In the past, import car companies had claimed that the price of parts was appropriate if low domestic sales, along with high tariffs, and logistics costs are all considered. But part prices did not change even after the market share of imported cars increased from 10.1% in 2012 to 12.1% in 2013, and even after tariffs fell under the European Union-South Korea Free Trade Agreement.

In a 2012 survey, the Korea Consumer Agency (KCA) examined the prices charged by South Korean dealers for front and rear bumpers and hoods for a Volkswagen Golf, Benz S350, E300, and Audi A4 2.0. Compared to this survey, the prices that Benz, Audi, and Volkswagen Korea quoted to the Hankyoreh on July 21 were 11.3% lower. However, considering that the dealer price is around 25% higher than the supply price, the cost is essentially the same.

BMW Korea did not respond to the Hankyoreh’s request for a disclosure of the price of parts.

The price bubble results from the practice of only selling consumers so-called “authentic” parts that are provided by the car manufacturer. There is little interest in replacement parts, and pricing information is not easy to come by, making things even harder for consumers.

Further driving up the price of parts is the complicated network leading from the part company to the car manufacturer’s South Korean office to the domestic dealer and finally to the service center.

Benz, BMW, Volkswagen, and Audi - the four German carmakers that controlled 70.1% of the domestic import car market with sales of 109,084 units in 2013 - each have 8.8 dealers on average. The car manufacturers provide the dealers with parts and vehicles, leaving sales and service up to them. The fact that supply is controlled by the car company’s South Korean branch is the cause of many problems.

“Car companies’ Korean branches and dealers take advantage of the vertical limitations to double their margins. Negative externalities result when the branch office delegates all marketing to the dealer,” said Song Yun-ah, researcher at the Korea Insurance Research Institute. Song explains that since the dealers are always under pressure from the branch office to improve their performance, they end up taking steps to inflate the cost of repairs.

This takes some of the air out of comments made by Kim Hyo-joon, president of BMW Korea, during the ribbon-cutting ceremony for the BMW Korea Driving Center on Yeongjong Island on July 7. “The role of the Korean branch of BMW is to use our dealers to deliver our brand value to customers,” Kim said.

The chronic problem with repair costs also affects people driving South Korean cars. Critics argue that the high cost of repairing imported cars only lines the pockets of the imported car manufacturer, with drivers of South Korean cars forced to foot the bill.

According to a presentation by Lee Sang-dong of the Korea Automobile Insurance Repair Research and Training Center (KART), a subsidiary of the Korea Insurance Development Institute (KIDI), during a debate held in Sept. 2013 about how to streamline car insurance by improving the cost of repairs, imported cars only made up 6.5% of the cases of insurers paying for repair costs, including parts, paint, and labor, but they accounted for 17.45% of the total cost of those repair jobs.

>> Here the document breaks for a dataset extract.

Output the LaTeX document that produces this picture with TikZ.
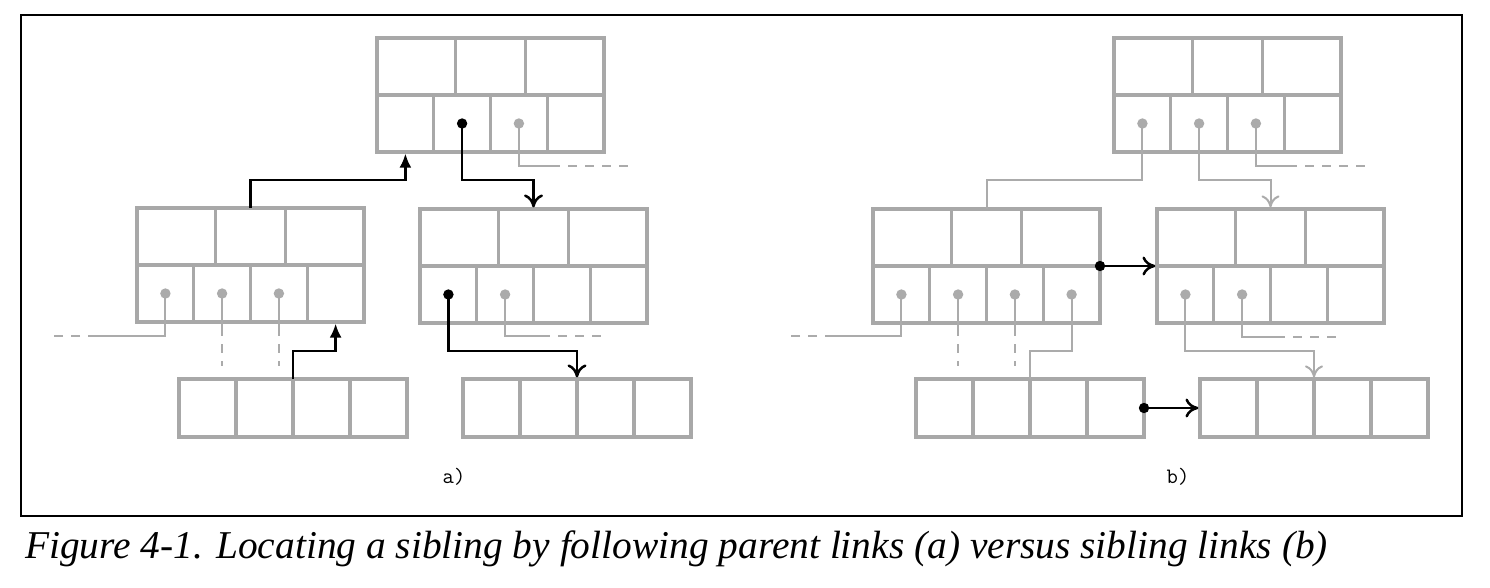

Data provided by the KIDI shows that 703,000 imported cars had been insured as of the end of Dec. 2013, a 135.1% increase from 2012. Insurance premiums have increased accordingly.

While Hyundai Motor has developed a system for reporting unnecessary maintenance and domestic automobile manufacturers are computerizing claims for repair costs in order to block excessive claims, imported car companies have taken little action of this sort.

There is some hope that things will change, though. The National Assembly passed a revision to the Automobile Management Act in 2013, which makes it possible to use replacement parts, and beginning in August, the prices of parts for imported cars will be posted online.

"Along with using legal mechanisms to shatter the monopoly on supplying parts, we also need to improve practices and examine whether there is a structural tendency for imported car manufacturers to use expectations about performance to indirectly pressure dealers to price gouge on repairs,” said New Politics Alliance for Democracy lawmaker Min Byeong-du, who sponsored the bill.